Noch ein anderes Beispiel, das
@Makrophage schon angesprochen hat: Fette in Wasser.
Wir nehmen mal an dass diese als einzelne Moleküle in Wasser gelöst sind. Dann gibt es eine koordinierende Hydrathülle um jedes Fettsäuremolekül.
Das hat 2 Effekte:
1. polar und unpolar verträgt sich schlecht, Koordinierung von unpolaren Fettsäuren mit polarem Wasser ist energetisch ungünstig.
2. Die Koordinierung schränkt das Wasser in seiner Wahl möglicher Zustände ein, die Entropie ist niedrig.
Wenn sich aus den Fettsäuremolekülen nun Mizellen oder Doppelschichtige Membranen bilden so führt dies einerseits dazu, dass unpolare Reste mit unpolaren Resten Koordinieren, bzw polare Reste der Fettsäuren mit Wasser, das ist schonmal energetisch günstiger.
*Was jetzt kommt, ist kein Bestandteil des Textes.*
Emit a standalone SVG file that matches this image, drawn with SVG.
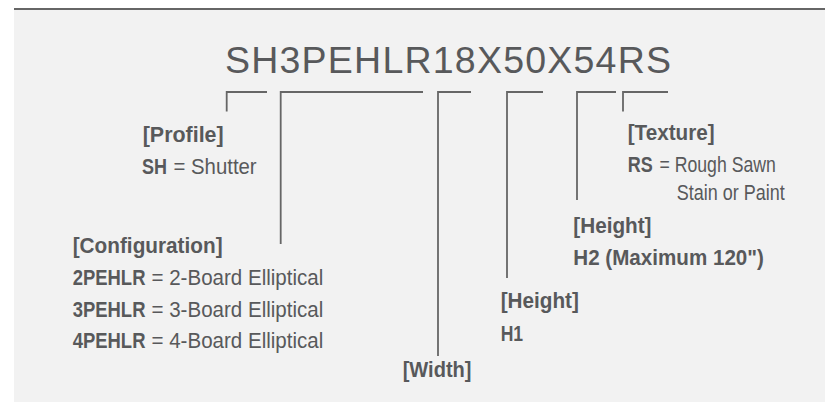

Da ein Fettsäuremolekül von mehreren Wassermolekülen koordiniert ist, erhöht sich die Gesamtteilchenzahl des Systems mit jedem Fettsäuremolekül, welches mit anderen geordnetere Strukturen bildet.
Dies Beispiel stellt nicht nur keinen Widerspruch zwischen Ordnung und Entropie dar sondern zeigt auch, dass die Erhöhung der Entropie sogar die Bildung einer gewissen Form von Ordnung geradezu erzwingen kann.